Directions
Which lines hold the word "this"? Copy each of them from the material.

(Entries with chart source code)
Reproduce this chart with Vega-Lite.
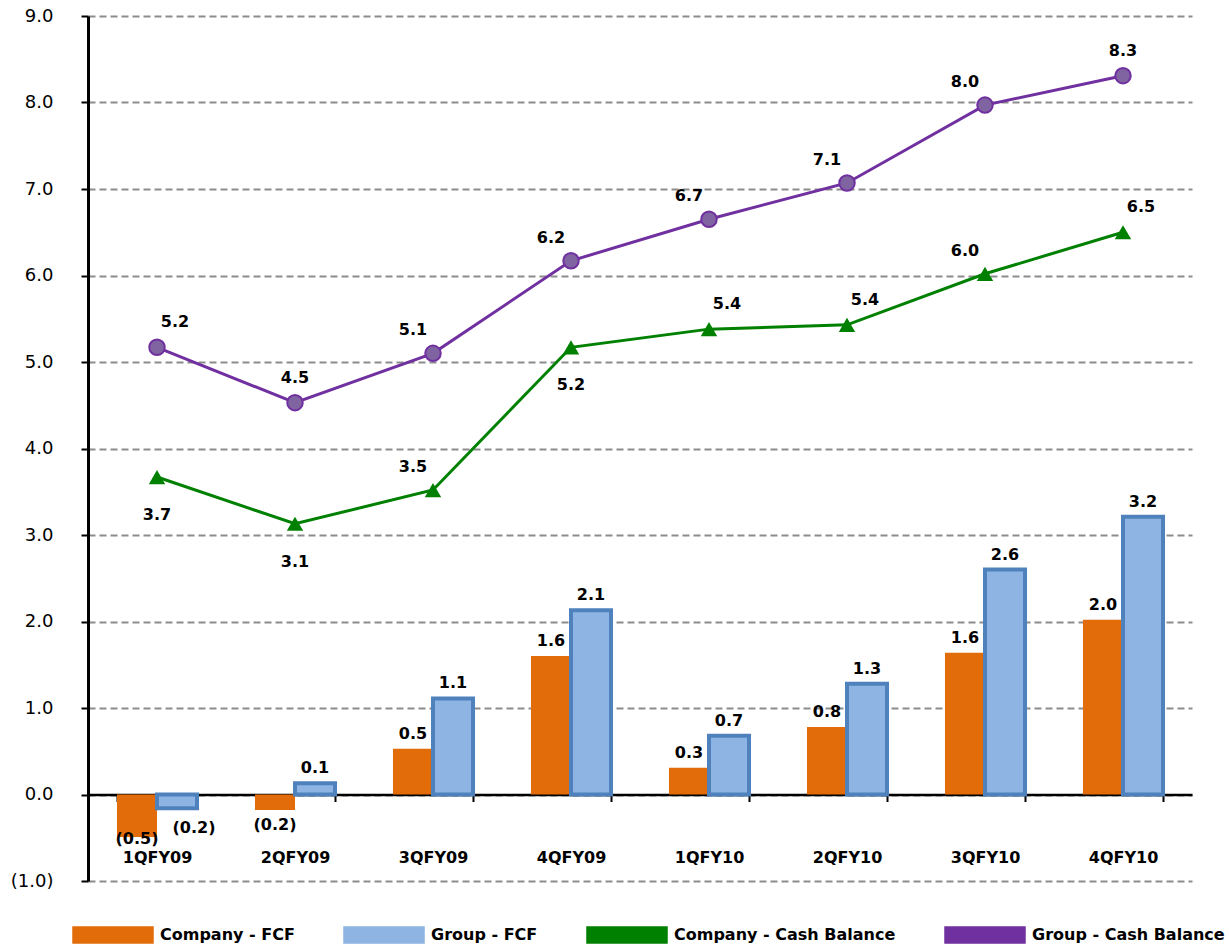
{
  "$schema": "https://vega.github.io/schema/vega-lite/v6.json",
  "width": 1104,
  "height": 865,
  "autosize": {"type": "none"},
  "padding": {"left": 88, "top": 16, "right": 37, "bottom": 71},
  "background": "white",
  "config": {
    "view": {"stroke": null},
    "font": "DejaVu Sans",
    "text": {"font": "DejaVu Sans", "fontWeight": "bold", "fontSize": 16, "color": "#000000"}
  },
  "data": {
    "values": [
      {"quarter": "1QFY09", "series": "Company - FCF", "value": -0.49},
      {"quarter": "2QFY09", "series": "Company - FCF", "value": -0.18},
      {"quarter": "3QFY09", "series": "Company - FCF", "value": 0.53},
      {"quarter": "4QFY09", "series": "Company - FCF", "value": 1.6},
      {"quarter": "1QFY10", "series": "Company - FCF", "value": 0.31},
      {"quarter": "2QFY10", "series": "Company - FCF", "value": 0.78},
      {"quarter": "3QFY10", "series": "Company - FCF", "value": 1.64},
      {"quarter": "4QFY10", "series": "Company - FCF", "value": 2.02},
      {"quarter": "1QFY09", "series": "Group - FCF", "value": -0.16},
      {"quarter": "2QFY09", "series": "Group - FCF", "value": 0.13},
      {"quarter": "3QFY09", "series": "Group - FCF", "value": 1.11},
      {"quarter": "4QFY09", "series": "Group - FCF", "value": 2.13},
      {"quarter": "1QFY10", "series": "Group - FCF", "value": 0.68},
      {"quarter": "2QFY10", "series": "Group - FCF", "value": 1.28},
      {"quarter": "3QFY10", "series": "Group - FCF", "value": 2.6},
      {"quarter": "4QFY10", "series": "Group - FCF", "value": 3.21},
      {"quarter": "1QFY09", "series": "Company - Cash Balance", "value": 3.67},
      {"quarter": "2QFY09", "series": "Company - Cash Balance", "value": 3.13},
      {"quarter": "3QFY09", "series": "Company - Cash Balance", "value": 3.52},
      {"quarter": "4QFY09", "series": "Company - Cash Balance", "value": 5.17},
      {"quarter": "1QFY10", "series": "Company - Cash Balance", "value": 5.38},
      {"quarter": "2QFY10", "series": "Company - Cash Balance", "value": 5.43},
      {"quarter": "3QFY10", "series": "Company - Cash Balance", "value": 6.02},
      {"quarter": "4QFY10", "series": "Company - Cash Balance", "value": 6.5},
      {"quarter": "1QFY09", "series": "Group - Cash Balance", "value": 5.17},
      {"quarter": "2QFY09", "series": "Group - Cash Balance", "value": 4.53},
      {"quarter": "3QFY09", "series": "Group - Cash Balance", "value": 5.1},
      {"quarter": "4QFY09", "series": "Group - Cash Balance", "value": 6.17},
      {"quarter": "1QFY10", "series": "Group - Cash Balance", "value": 6.65},
      {"quarter": "2QFY10", "series": "Group - Cash Balance", "value": 7.07},
      {"quarter": "3QFY10", "series": "Group - Cash Balance", "value": 7.97},
      {"quarter": "4QFY10", "series": "Group - Cash Balance", "value": 8.31}
    ]
  },
  "encoding": {
    "x": {
      "field": "quarter",
      "type": "nominal",
      "sort": ["1QFY09", "2QFY09", "3QFY09", "4QFY09", "1QFY10", "2QFY10", "3QFY10", "4QFY10"],
      "scale": {"paddingInner": 0.42, "paddingOuter": 0.21},
      "axis": {
        "title": null,
        "orient": "bottom",
        "offset": -86.5,
        "labelAngle": 0,
        "labelFont": "DejaVu Sans",
        "labelFontWeight": "bold",
        "labelFontSize": 16,
        "labelColor": "#000000",
        "labelPadding": 48,
        "domainColor": "#000000",
        "domainWidth": 2.5,
        "tickBand": "extent",
        "tickColor": "#000000",
        "tickSize": 7,
        "tickWidth": 2,
        "grid": false
      }
    },
    "y": {
      "field": "value",
      "type": "quantitative",
      "scale": {"domain": [-1, 9], "nice": false, "zero": false},
      "axis": {
        "title": null,
        "values": [-1, 0, 1, 2, 3, 4, 5, 6, 7, 8, 9],
        "format": "(.1f",
        "labelFont": "DejaVu Sans",
        "labelFontSize": 18,
        "labelColor": "#000000",
        "labelPadding": 28,
        "domainColor": "#000000",
        "domainWidth": 3,
        "tickColor": "#000000",
        "tickSize": 7,
        "tickWidth": 2,
        "grid": true,
        "gridColor": "#8c8c8c",
        "gridDash": [7, 4],
        "gridWidth": 2
      }
    }
  },
  "layer": [
    {
      "transform": [{"filter": {"field": "series", "oneOf": ["Company - FCF", "Group - FCF"]}}],
      "mark": {"type": "bar", "strokeWidth": 4},
      "encoding": {
        "xOffset": {"field": "series", "type": "nominal", "scale": {"domain": ["Company - FCF", "Group - FCF"], "paddingInner": 0, "paddingOuter": 0}},
        "color": {
          "field": "series",
          "type": "nominal",
          "scale": {
            "domain": ["Company - FCF", "Group - FCF", "Company - Cash Balance", "Group - Cash Balance"],
            "range": ["#e36c0a", "#8db4e2", "#008000", "#7030a0"]
          },
          "legend": {
            "title": null,
            "orient": "none",
            "direction": "horizontal",
            "columns": 4,
            "legendX": -16,
            "legendY": 898,
            "columnPadding": 46,
            "symbolSize": 1600,
            "symbolType": "M-1,-0.4H3V0.4H-1Z",
            "labelOffset": 46,
            "labelLimit": 400,
            "labelFont": "DejaVu Sans",
            "labelFontWeight": "bold",
            "labelFontSize": 16,
            "labelColor": "#000000"
          }
        },
        "stroke": {
          "condition": {"test": "datum.series == 'Group - FCF'", "value": "#4f81bd"},
          "value": null
        }
      }
    },
    {
      "transform": [{"filter": {"field": "series", "oneOf": ["Company - Cash Balance", "Group - Cash Balance"]}}],
      "mark": {"type": "line", "strokeWidth": 3},
      "encoding": {
        "color": {
          "field": "series",
          "type": "nominal",
          "scale": {
            "domain": ["Company - FCF", "Group - FCF", "Company - Cash Balance", "Group - Cash Balance"],
            "range": ["#e36c0a", "#8db4e2", "#008000", "#7030a0"]
          },
          "legend": null
        }
      }
    },
    {
      "transform": [{"filter": {"field": "series", "equal": "Company - Cash Balance"}}],
      "mark": {"type": "point", "shape": "triangle-up", "filled": true, "size": 270, "color": "#008000", "opacity": 1},
      "encoding": {}
    },
    {
      "transform": [{"filter": {"field": "series", "equal": "Group - Cash Balance"}}],
      "mark": {"type": "point", "shape": "circle", "filled": true, "size": 240, "fill": "#8064a2", "stroke": "#7030a0", "strokeWidth": 2, "opacity": 1},
      "encoding": {}
    },
    {
      "transform": [
        {"filter": {"field": "series", "oneOf": ["Company - FCF", "Group - FCF"]}},
        {"filter": "datum.value >= 0"}
      ],
      "mark": {"type": "text", "baseline": "bottom", "dy": -7},
      "encoding": {
        "xOffset": {"field": "series", "type": "nominal", "scale": {"domain": ["Company - FCF", "Group - FCF"], "paddingInner": 0, "paddingOuter": 0}},
        "text": {"field": "value", "type": "quantitative", "format": "(.1f"}
      }
    },
    {
      "transform": [{"filter": "datum.series == 'Company - FCF' && datum.quarter == '1QFY09'"}],
      "mark": {"type": "text", "baseline": "middle", "dy": 2},
      "encoding": {
        "xOffset": {"field": "series", "type": "nominal", "scale": {"domain": ["Company - FCF", "Group - FCF"], "paddingInner": 0, "paddingOuter": 0}},
        "text": {"field": "value", "type": "quantitative", "format": "(.1f"}
      }
    },
    {
      "transform": [{"filter": "datum.series == 'Company - FCF' && datum.quarter == '2QFY09'"}],
      "mark": {"type": "text", "baseline": "middle", "dy": 15},
      "encoding": {
        "xOffset": {"field": "series", "type": "nominal", "scale": {"domain": ["Company - FCF", "Group - FCF"], "paddingInner": 0, "paddingOuter": 0}},
        "text": {"field": "value", "type": "quantitative", "format": "(.1f"}
      }
    },
    {
      "transform": [{"filter": "datum.series == 'Group - FCF' && datum.value < 0"}],
      "mark": {"type": "text", "baseline": "middle", "dx": 17, "dy": 20},
      "encoding": {
        "xOffset": {"field": "series", "type": "nominal", "scale": {"domain": ["Company - FCF", "Group - FCF"], "paddingInner": 0, "paddingOuter": 0}},
        "text": {"field": "value", "type": "quantitative", "format": "(.1f"}
      }
    },
    {
      "transform": [{"filter": "(datum.series == 'Group - Cash Balance' && indexof(['3QFY09','4QFY09','1QFY10','2QFY10','3QFY10'], datum.quarter) >= 0) || (datum.series == 'Company - Cash Balance' && indexof(['3QFY09','3QFY10'], datum.quarter) >= 0)"}],
      "mark": {"type": "text", "dx": -20, "dy": -23},
      "encoding": {"text": {"field": "value", "type": "quantitative", "format": ".1f"}}
    },
    {
      "transform": [{"filter": "(datum.series == 'Group - Cash Balance' && datum.quarter == '1QFY09') || (datum.series == 'Company - Cash Balance' && indexof(['1QFY10','2QFY10','4QFY10'], datum.quarter) >= 0)"}],
      "mark": {"type": "text", "dx": 18, "dy": -25},
      "encoding": {"text": {"field": "value", "type": "quantitative", "format": ".1f"}}
    },
    {
      "transform": [{"filter": "datum.series == 'Group - Cash Balance' && indexof(['2QFY09','4QFY10'], datum.quarter) >= 0"}],
      "mark": {"type": "text", "dx": 0, "dy": -25},
      "encoding": {"text": {"field": "value", "type": "quantitative", "format": ".1f"}}
    },
    {
      "transform": [{"filter": "datum.series == 'Company - Cash Balance' && indexof(['1QFY09','2QFY09','4QFY09'], datum.quarter) >= 0"}],
      "mark": {"type": "text", "dx": 0, "dy": 38},
      "encoding": {"text": {"field": "value", "type": "quantitative", "format": ".1f"}}
    }
  ],
  "resolve": {"scale": {"color": "shared"}}
}
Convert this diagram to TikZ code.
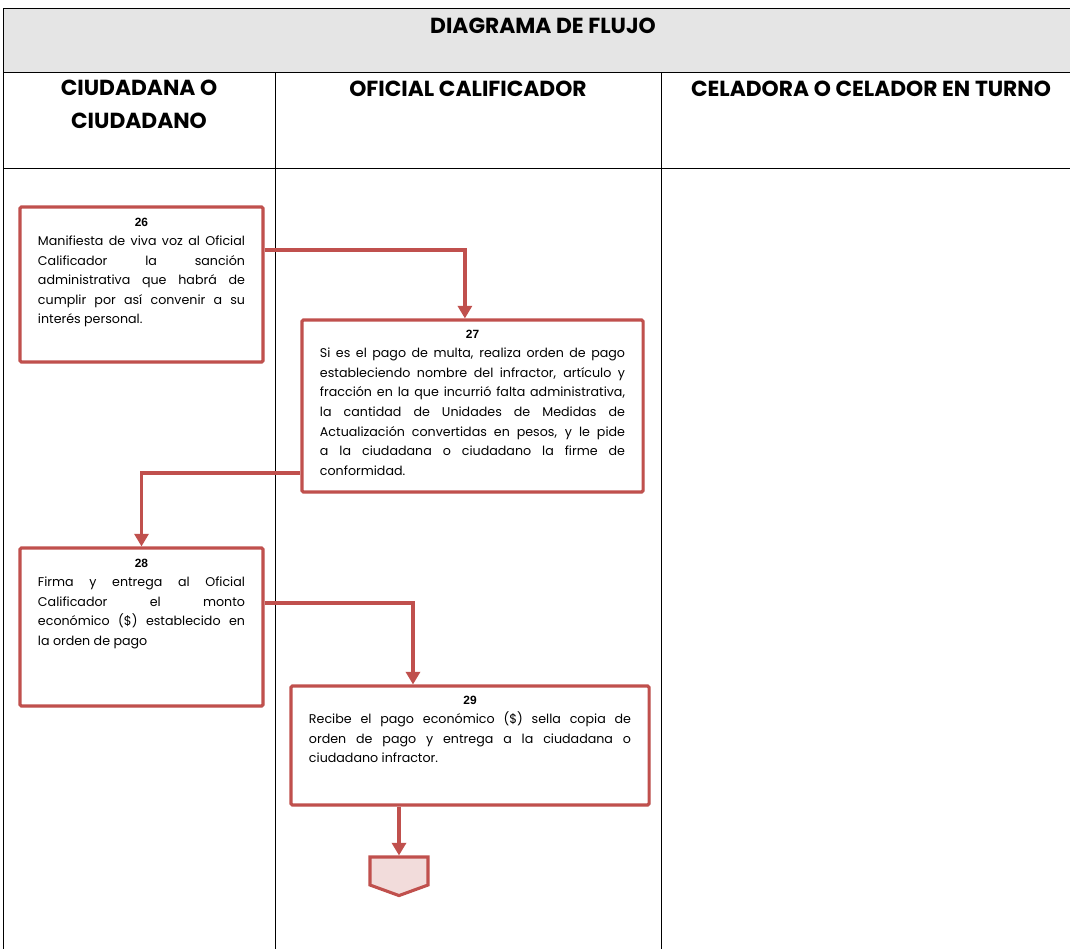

Correct answer
Reproduce this chart with Vega-Lite.
Convert this diagram to TikZ code.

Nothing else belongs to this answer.